Isaiah 58: A Place to Start

I am not naturally selfless.  I suppose if I was this blog would not be necessary at all.  And while human nature in and of itself hinders me from being selfless, growing up in America doesn’t help much either.  I have been raised in a part of the world where many are affluent, at least by the world’s standards.  (Don’t take my word for it, check out the Global Rich List website to see where your income ranks compared to the rest of the world!)  It’s not just that we make more money than so many millions or billions of people out there- it’s also that we live where what we have is never supposed to be enough.  More is better than less, new is better than old.  Our society does not teach us to be content- we are neither familiar nor comfortable with the concept of “enough”.

Case in point- my husband and I just bought a house.  It is a fine house- a cape with more than enough bedrooms for us and two kids- enough rooms really for more children if we wanted.  We have working electricity and fine plumbing and plenty of nice curtains and decorations to boot.  But I hate my kitchen floor.  It is dingy and dirty.  It’s an old, peeling, linoleum nuisance.  But it is functional, and I can clean it, and there is really nothing about it that makes my life harder.  Still- I want a new floor.  In fact, I can scarcely watch all those DIY or home makeover shows, because I think that all of the houses that are getting these fabulous makeovers were one hundred times better than mine to begin with!!  (Seriously “Kitchen Crashers”, if you saw my linoleum you would be at my house tomorrow.)

So how do I change my heart?  How do I stop looking at what I have as if it isn’t enough?  Well, for one- if I’m comparing what I have to middle and upper class America- I’m always going to have less than “enough” by that standard.  I could get the kitchen floor I wanted and then I’d have to change those dated cabinets- add crown molding- install granite countertops perhaps.  Finally, the house wouldn’t be enough period and I’d be miserable until I could find a better one.  In order to understand enough, I have to start comparing myself to those who have less than I do.  If I can do that, my crappy linoleum seems like a dream compared to bare dirt floors in a one-room African hut, or floors that lie just next to a disgusting river of junk, odor, and human feces.  Do I have enough?  Well now there’s a resounding YES- in fact, I might just have MORE than enough.
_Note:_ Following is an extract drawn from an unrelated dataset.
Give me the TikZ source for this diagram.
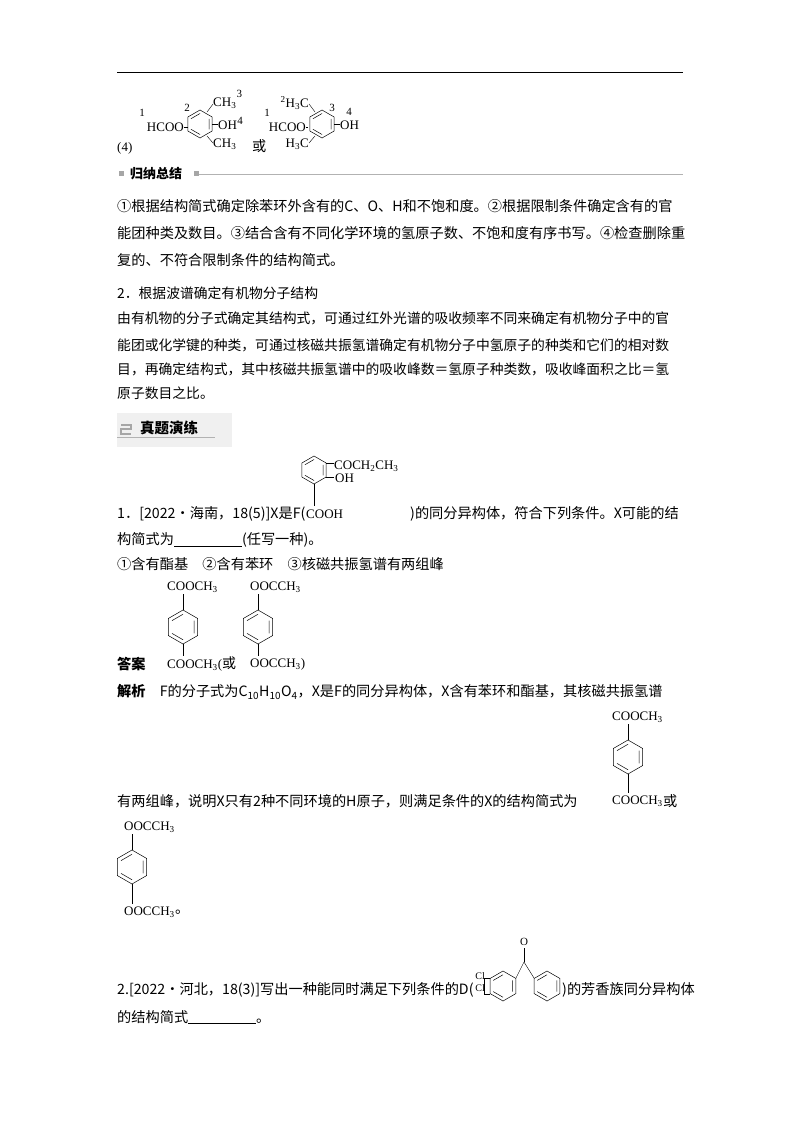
\documentclass[tikz,border=0pt]{standalone}
\usepackage{fontspec}
\setmainfont{Noto Sans CJK SC}
\newfontfamily\chem{Liberation Serif}
\newcommand\bz[3]{%
\draw[line width=0.5pt] (#1,#2)+(90:#3)--+(30:#3)--+(-30:#3)--+(-90:#3)--+(-150:#3)--+(150:#3)--cycle;
\draw[line width=0.5pt] (#1,#2)+(30:0.75*#3)--+(-30:0.75*#3) (#1,#2)+(-90:0.75*#3)--+(-150:0.75*#3) (#1,#2)+(150:0.75*#3)--+(90:0.75*#3);}
\newcommand\ssb[1]{\textsubscript{#1}}
\begin{document}
\begin{tikzpicture}[x=1pt,y=-1pt,
 txt/.style={anchor=west,inner sep=0,font=\fontsize{14.2}{16}\selectfont},
 sm/.style={anchor=west,inner sep=0,font=\fontsize{13.8}{15}\selectfont},
 ch/.style={inner sep=0,font=\chem\fontsize{13}{14}\selectfont},
 num/.style={inner sep=0,font=\chem\fontsize{11}{12}\selectfont}]
\useasboundingbox (0,0) rectangle (800,1132);
\draw[line width=0.8pt] (117,72) -- (683,72);
% (4)
\node[ch,anchor=west] (p4) at (117,148) {(4)};
\node[ch,anchor=east] (h1) at (184,127) {HCOO};
\node[num] at (142,113) {1};
\bz{200}{124}{14}
\draw (184,127)--(188,127);
\node[num] at (187,108) {2};
\draw (207,112)--(213,104);
\node[ch,anchor=west] (m1) at (213,103) {CH\ssb{3}};
\node[num,anchor=south west] at (m1.north east) {3};
\draw (212,124)--(218,124);
\node[ch,anchor=west] (o1) at (218,125) {OH};
\node[num,anchor=south west] at (o1.east) {4};
\draw (207,136)--(213,143);
\node[ch,anchor=west] at (213,144) {CH\ssb{3}};
\node[txt] (or1) at (252,146) {或};
\node[ch,anchor=east] at (306,127) {HCOO};
\node[num] at (267,113) {1};
\bz{322}{124}{14}
\draw (306,127)--(308,127);
\draw (315,112)--(309,104);
\node[ch,anchor=east] at (309,103) {\textsuperscript{2}H\ssb{3}C};
\node[num] at (332,108) {3};
\draw (334,124)--(340,124);
\node[ch,anchor=west] at (340,125) {OH};
\node[num] at (349,112) {4};
\draw (315,136)--(309,143);
\node[ch,anchor=east] at (309,144) {H\ssb{3}C};
% 归纳总结
\fill[gray!70] (119,171) rectangle (124,176);
\node[anchor=west,inner sep=0,font=\bfseries\fontsize{13}{15}\selectfont] at (130,174) {归纳总结};
\fill[gray!70] (194,171) rectangle (199,176);
\draw[gray!60,line width=1pt] (199,174) -- (683,174);
\node[txt] at (117,206) {①根据结构简式确定除苯环外含有的C、O、H和不饱和度。②根据限制条件确定含有的官};
\node[txt] at (117,233) {能团种类及数目。③结合含有不同化学环境的氢原子数、不饱和度有序书写。④检查删除重};
\node[txt] at (117,260) {复的、不符合限制条件的结构简式。};
\node[sm] at (117,293) {2．根据波谱确定有机物分子结构};
\node[sm] at (117,318) {由有机物的分子式确定其结构式，可通过红外光谱的吸收频率不同来确定有机物分子中的官};
\node[sm] at (117,345) {能团或化学键的种类，可通过核磁共振氢谱确定有机物分子中氢原子的种类和它们的相对数};
\node[sm] at (117,369) {目，再确定结构式，其中核磁共振氢谱中的吸收峰数＝氢原子种类数，吸收峰面积之比＝氢};
\node[sm] at (117,393) {原子数目之比。};
% 真题演练
\fill[gray!12] (117,413) rectangle (232,447);
\draw[gray!70,line width=1.2pt] (121,425)--(131,425)--(131,429)--(121,429)--(121,434)--(131,434);
\node[anchor=west,inner sep=0,font=\bfseries\fontsize{14.5}{16}\selectfont] at (140,428) {真题演练};
\draw[gray!60,line width=0.8pt] (117,437.5) -- (215,437.5);
% F
\bz{314}{470}{14}
\draw (326,463)--(334,463);
\node[ch,anchor=west] at (334,466) {COCH\ssb{2}CH\ssb{3}};
\node[ch,anchor=west] at (335,478) {OH};
\draw (326,477)--(334,477);
\draw (314,484)--(314,506);
\node[txt] at (117,514) {1．[2022·海南，18(5)]X是F(};
\node[ch,anchor=west] at (306,514) {COOH};
\node[txt] at (410,514) {)的同分异构体，符合下列条件。X可能的结};
\node[txt] at (117,540) {构简式为\underline{\hspace{68pt}}(任写一种)。};
\node[txt] at (117,564) {①含有酯基\quad ②含有苯环\quad ③核磁共振氢谱有两组峰};
% answer
\node[ch,anchor=west] at (167,587) {COOCH\ssb{3}};
\draw (183,594)--(183,610);
\bz{183}{627}{17}
\draw (183,644)--(183,656);
\node[anchor=west,inner sep=0,font=\bfseries\fontsize{14.2}{16}\selectfont] at (117,664) {答案};
\node[ch,anchor=west] at (167,664) {COOCH\ssb{3}(\fontsize{14}{15}\selectfont\normalfont 或};
\node[ch,anchor=west] at (250,587) {OOCCH\ssb{3}};
\draw (258,594)--(258,610);
\bz{258}{627}{17}
\draw (258,644)--(258,656);
\node[ch,anchor=west] at (250,664) {OOCCH\ssb{3})};
\node[txt] at (117,692) {\textbf{解析}\quad F的分子式为C\ssb{10}H\ssb{10}O\ssb{4}，X是F的同分异构体，X含有苯环和酯基，其核磁共振氢谱};
\node[ch,anchor=west] at (612,717) {COOCH\ssb{3}};
\draw (628,724)--(628,740);
\bz{628}{757}{17}
\draw (628,774)--(628,793);
\node[txt] at (117,801) {有两组峰，说明X只有2种不同环境的H原子，则满足条件的X的结构简式为};
\node[ch,anchor=west] (c5) at (612,801) {COOCH\ssb{3}};
\node[txt] at (c5.east) {或};
\node[ch,anchor=west] at (124,827) {OOCCH\ssb{3}};
\draw (132,834)--(132,850);
\bz{132}{867}{17}
\draw (132,884)--(132,904);
\node[ch,anchor=west] (c6) at (124,912) {OOCCH\ssb{3}};
\node[txt] at (c6.east) {。};
% D
\node[txt] at (117,990) {2.[2022·河北，18(3)]写出一种能同时满足下列条件的D(};
\bz{503}{986}{15}
\bz{547}{986}{15}
\node[num] at (524,942) {O};
\draw (524,948)--(524,962);
\draw (524,962)--(516,978) (524,962)--(534,978);
\draw (490,978)--(484,978) (490,994)--(484,994);
\draw (484,978)--(484,994);
\node[num,anchor=east,font=\chem\fontsize{10}{11}\selectfont] at (485,976) {Cl};
\node[num,anchor=east,font=\chem\fontsize{10}{11}\selectfont] at (485,988) {Cl};
\node[txt] at (562,990) {)的芳香族同分异构体};
\node[txt] at (117,1017) {的结构简式\underline{\hspace{68pt}}。};
\end{tikzpicture}
\end{document}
But let’s face it, in a given day I’m more likely to be bombarded by commercials alone with reminders of what I don’t have (iPad, luxury car, designer clothes, etc) than what I do.  I find that I must constantly CHOOSE to remind myself of just how much I do have- and just how great the gap truly is between what I have, and what others do not.  I recently watched a film called “58” (You can check out more about the film and initiative at http://live58.org/thefilm/ .)  In summary, it showed vignettes of people in a handful of places in the world- some living in poverty from drought and lack of resources, some being sold into sex slavery, some living in life long bondage because of debts that could never be repaid.  It was a vivid reminder to me of what I really have and, further, an unavoidable challenge to use what I have to change what others don’t.  The film actually ends by showing how much we’ve collectively done in one generation to alleviate extreme poverty- and asks what it would take to eliminate such extreme poverty completely.  Part of me doesn’t feel like believing that it can be done- but I must.

It’s a call to remember what is urged of the Israelites, and Christians as a whole, in Isaiah 58: 6-7:

6 “Is not this the kind of fasting I have chosen: to loose the chains of injustice and untie the cords of the yoke, to set the oppressed free and break every yoke? 7 Is it not to share your food with the hungry and to provide the poor wanderer with shelter— when you see the naked, to clothe them, and not to turn away from your own flesh and blood?

This was a catalyst for me to be less selfless this week- find your catalyst and let’s change the way we think about enough.